New RBI chief faces calls to unshackle rupee amid surging dollar
India's new central bank governor, Sanjay Malhotra, faces the challenge of managing the rupee's exchange rate amid pressure for more flexibility. Former Governor Shaktikanta Das's tenure focused on reducing volatility, but critics argue this hurt ...

Former Reserve Bank of India Governor Shaktikanta Das’s term was marked by efforts to staunch currency swings, as he sought to impart predictability to foreign investors as well as local importers and exporters.
A change in leadership has stoked speculation about the RBI’s exchange-rate policy. While effective in dampening fluctuations, critics say Das’s tight grip on the rupee effectively fixed the currency to a crawling peg against the dollar. That has hurt India’s export competitiveness during a period of slowing growth, they say.
Sanjay Malhotra, the new governor, hasn’t spelled out his policy stance on the rupee. Yet, there are signs he may allow the currency to fluctuate more naturally. The rupee’s volatility has perked up, reaching its highest in over a year in December, amid a further rally in the dollar.
“With persistent dollar strength and fluctuations in capital flows, pressure was building even before the new governor took charge,” said Abhay Gupta, a strategist at Bank of America Corp. in Singapore. “A change in FX management was warranted with room for more flexibility, and a change in guard may have just provided justification to that.”

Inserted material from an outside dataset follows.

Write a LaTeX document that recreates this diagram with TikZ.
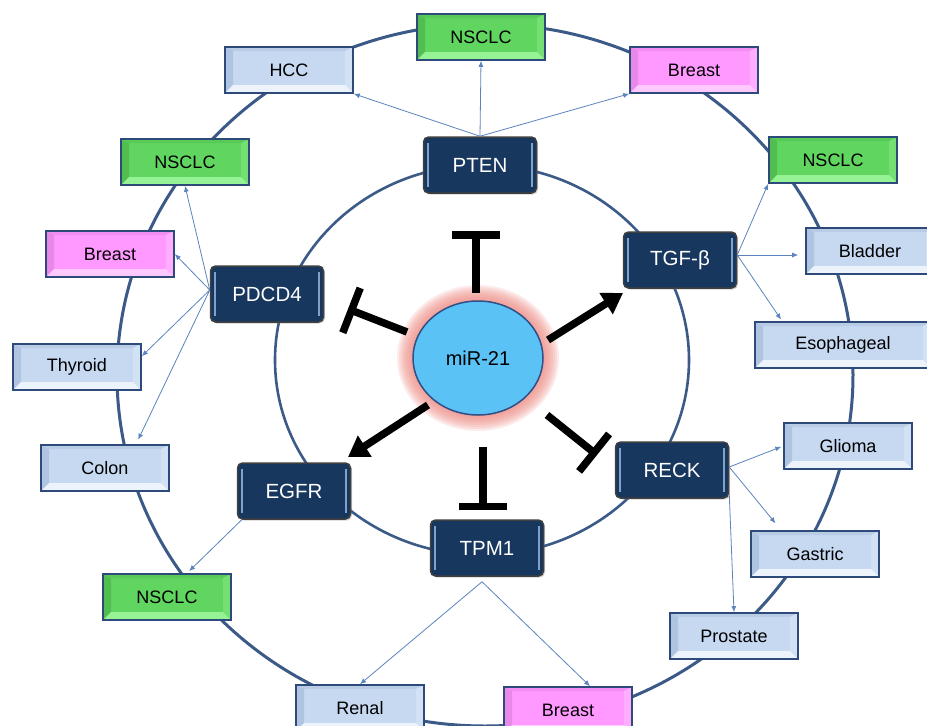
\documentclass[tikz,border=0pt]{standalone}
\usepackage{fontspec}
\setmainfont{Liberation Sans}
\usetikzlibrary{arrows.meta,calc,shapes.geometric,shadows}
\definecolor{ringc}{HTML}{3C5A88}
\definecolor{thinblue}{HTML}{5B84BE}
\definecolor{boxedge}{HTML}{2E4A7A}
\definecolor{navy}{HTML}{17375E}
\definecolor{darkedge}{HTML}{404040}
\definecolor{hlc}{HTML}{7FA2CC}
\definecolor{mirblue}{HTML}{5BC2F6}
\definecolor{miredge}{HTML}{2F4F86}
\definecolor{glowc}{HTML}{F08C84}
\definecolor{bFace}{HTML}{C6D9F1}
\definecolor{bTop}{HTML}{B8CCE5}
\definecolor{bLeft}{HTML}{AEC4E0}
\definecolor{bRight}{HTML}{D2E1F3}
\definecolor{bBot}{HTML}{EDF3FB}
\definecolor{gFace}{HTML}{60D660}
\definecolor{gTop}{HTML}{58CA58}
\definecolor{gLeft}{HTML}{52BE52}
\definecolor{gRight}{HTML}{74E074}
\definecolor{gBot}{HTML}{95F295}
\definecolor{pFace}{HTML}{FF99FF}
\definecolor{pTop}{HTML}{F28EF2}
\definecolor{pLeft}{HTML}{E888E8}
\definecolor{pRight}{HTML}{FFADFF}
\definecolor{pBot}{HTML}{FFC9FF}
\newcommand\mybevel[4]{%
 \fill[#1] (path picture bounding box.north west) -- (path picture bounding box.north east) -- ([shift={(-8pt,-4pt)}]path picture bounding box.north east) -- ([shift={(8pt,-4pt)}]path picture bounding box.north west) -- cycle;
 \fill[#2] (path picture bounding box.north west) -- ([shift={(8pt,-4pt)}]path picture bounding box.north west) -- ([shift={(8pt,8pt)}]path picture bounding box.south west) -- (path picture bounding box.south west) -- cycle;
 \fill[#3] (path picture bounding box.north east) -- ([shift={(-8pt,-4pt)}]path picture bounding box.north east) -- ([shift={(-8pt,8pt)}]path picture bounding box.south east) -- (path picture bounding box.south east) -- cycle;
 \fill[#4] (path picture bounding box.south west) -- ([shift={(8pt,8pt)}]path picture bounding box.south west) -- ([shift={(-8pt,8pt)}]path picture bounding box.south east) -- (path picture bounding box.south east) -- cycle;
}
\tikzset{
 outerbox/.style={rectangle, minimum width=128pt, minimum height=46pt, inner sep=0pt, draw=boxedge, line width=1.6pt, font=\fontsize{18}{20}\selectfont, text=black},
 bluebox/.style={outerbox, fill=bFace, path picture={\mybevel{bTop}{bLeft}{bRight}{bBot}}},
 greenbox/.style={outerbox, fill=gFace, path picture={\mybevel{gTop}{gLeft}{gRight}{gBot}}},
 pinkbox/.style={outerbox, fill=pFace, path picture={\mybevel{pTop}{pLeft}{pRight}{pBot}}},
 darkbox/.style={rectangle, minimum width=113pt, minimum height=56pt, inner sep=0pt, rounded corners=5pt, fill=navy, draw=darkedge, line width=1.5pt, text=white, font=\fontsize{20.5}{22}\selectfont,
   drop shadow={shadow xshift=1.5pt, shadow yshift=-1.5pt, opacity=0.35},
   path picture={
   \draw[hlc, line width=1.3pt] ([shift={(4.5pt,-6pt)}]path picture bounding box.north west) -- ([shift={(4.5pt,6pt)}]path picture bounding box.south west);
   \draw[hlc, line width=1.3pt] ([shift={(-4.5pt,-6pt)}]path picture bounding box.north east) -- ([shift={(-4.5pt,6pt)}]path picture bounding box.south east);}},
 ring/.style={draw=ringc, line width=3pt},
 thinarr/.style={draw=thinblue, line width=0.8pt, -{Latex[length=6pt,width=5pt]}},
 inhib/.style={draw=black, line width=7.5pt, -{Bar[width=48pt]}},
 activ/.style={draw=black, line width=7.5pt, -{Triangle[length=20pt,width=24pt]}}
}
\begin{document}
\begin{tikzpicture}[x=1pt,y=-1pt]
\useasboundingbox (0,0) rectangle (927,726);
\fill[white] (0,0) rectangle (927,726);
% rings
\draw[ring] (485,375) ellipse [x radius=368, y radius=351];
\draw[ring, line width=2.6pt] (482,360) ellipse [x radius=207, y radius=195];
% outer nodes
\node[bluebox] (hcc) at (289,70) {HCC};
\node[greenbox] (nsT) at (481,37) {NSCLC};
\node[pinkbox] (brTR) at (694,70) {Breast};
\node[greenbox] (nsL) at (185,162) {NSCLC};
\node[greenbox] (nsR) at (833,160) {NSCLC};
\node[pinkbox] (brL) at (110,254) {Breast};
\node[bluebox] (bladder) at (870,251) {Bladder};
\node[bluebox, minimum width=176pt] (eso) at (843,345) {Esophageal};
\node[bluebox] (thyroid) at (77,367) {Thyroid};
\node[bluebox] (colon) at (105,468) {Colon};
\node[greenbox] (nsBL) at (167,597) {NSCLC};
\node[bluebox] (renal) at (360,708) {Renal};
\node[pinkbox] (brB) at (568,710) {Breast};
\node[bluebox] (prostate) at (734,636) {Prostate};
\node[bluebox] (gastric) at (815,554) {Gastric};
\node[bluebox] (glioma) at (848,446) {Glioma};
% target nodes
\node[darkbox] (pten) at (480,165) {PTEN};
\node[darkbox] (tgf) at (680,260) {TGF-β};
\node[darkbox] (pdcd4) at (267,294) {PDCD4};
\node[darkbox] (egfr) at (294,491) {EGFR};
\node[darkbox] (tpm1) at (487,548) {TPM1};
\node[darkbox] (reck) at (672,470) {RECK};
% thin arrows
\draw[thinarr] (pten.north) -- (hcc.south east);
\draw[thinarr] (pten.north) -- (nsT.south);
\draw[thinarr] (pten.north) -- (brTR.south west);
\draw[thinarr] ([yshift=5pt]tgf.east) -- (nsR.south west);
\draw[thinarr, shorten >=7pt] ([yshift=5pt]tgf.east) -- ([yshift=-4pt]bladder.west);
\draw[thinarr, shorten >=2pt] ([yshift=5pt]tgf.east) -- ([xshift=28pt]eso.north west);
\draw[thinarr] ([yshift=4pt]pdcd4.west) -- (nsL.south);
\draw[thinarr] ([yshift=4pt]pdcd4.west) -- (brL.east);
\draw[thinarr] ([yshift=4pt]pdcd4.west) -- ([yshift=-13pt]thyroid.north east);
\draw[thinarr, shorten >=5pt] ([yshift=4pt]pdcd4.west) -- ([xshift=31pt]colon.north);
\draw[thinarr, shorten >=3pt] ([xshift=5pt]egfr.south west) -- ([xshift=20pt]nsBL.north);
\draw[thinarr] ([shift={(-5pt,-5pt)}]tpm1.south) -- (renal.north);
\draw[thinarr] ([shift={(-5pt,-5pt)}]tpm1.south) -- ([xshift=22pt]brB.north);
\draw[thinarr, shorten >=2pt] ([yshift=3pt]reck.east) -- (glioma.west);
\draw[thinarr, shorten >=9pt] ([yshift=3pt]reck.east) -- ([xshift=31pt]gastric.north west);
\draw[thinarr] ([yshift=5pt]reck.south east) -- (prostate.north);
% miR-21
\foreach \r in {16,14,...,2}
  \fill[glowc, opacity=0.17] (478,358) ellipse [x radius=65+\r, y radius=57+\r];
\node[ellipse, minimum width=130pt, minimum height=114pt, inner sep=0pt, fill=mirblue, draw=miredge, line width=1.5pt, font=\fontsize{20}{22}\selectfont] (mir) at (478,358) {miR-21};
% thick connectors
\coordinate (a1) at (476,293); \coordinate (b1) at (476,231);
\coordinate (a2) at (407,332); \coordinate (b2) at (348,309);
\coordinate (a3) at (547,415); \coordinate (b3) at (597,455);
\coordinate (a4) at (483,447); \coordinate (b4) at (483,510);
\coordinate (a5) at (548,340); \coordinate (b5) at (623,293);
\coordinate (a6) at (428,405); \coordinate (b6) at (348,457);
\draw[inhib] (a1) -- (b1);
\draw[inhib] (a2) -- (b2);
\draw[inhib] (a3) -- (b3);
\draw[inhib] (a4) -- (b4);
\draw[activ] (a5) -- (b5);
\draw[activ] (a6) -- (b6);
\end{tikzpicture}
\end{document}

Former Chief Economic Adviser Arvind Subramanian has called for the RBI to return to a more flexible exchange rate. In a series of newspaper articles, Subramanian and others have argued that keeping the rupee on a tight leash has hurt India’s average export competitiveness. They also warned of side effects, including tighter monetary conditions and the possibility of a speculative attack on the currency.
A gauge of the rupee’s inflation-adjusted trade competitiveness, or real effective exchange rate, rose to a historic high of 108.14 in November, suggesting an overvaluation of about 8%.
“The rupee therefore needs to depreciate by about 2-3% on average to align with its fundamentals on a long term basis,” said Kanika Pasricha, chief economic adviser at Union Bank of India.
The rupee is closing in on the 86-mark, having hit a series of record lows in recent days, as pressure mounts from a strong dollar and a widening trade deficit.
“India’s external account has shifted from comfort to caution, and the biggest reason is the sharp slowdown in net FDI due to dual factors of reduced fresh inflow and sharp jump in repatriation,” said Namrata Mittal, chief economist at SBI Mutual Fund.

The authority’s forwards book also showed a shortfall of about $60 billion as of November. This means it will have to buy a matching amount to settle maturing contracts or deplete its reserves further.
A spokesperson for the central bank didn’t immediately respond to emailed queries on its forex strategy.
Some players like MUFG Bank Ltd. are revising their forecasts downward. It now expects the rupee to drop to 88.50 by December from 86 earlier.
“RBI’s FX policy could turn less interventionist and allow INR to adjust weaker, even as it is unlikely to let INR go completely,” senior currency strategist Michael Wan wrote in a note.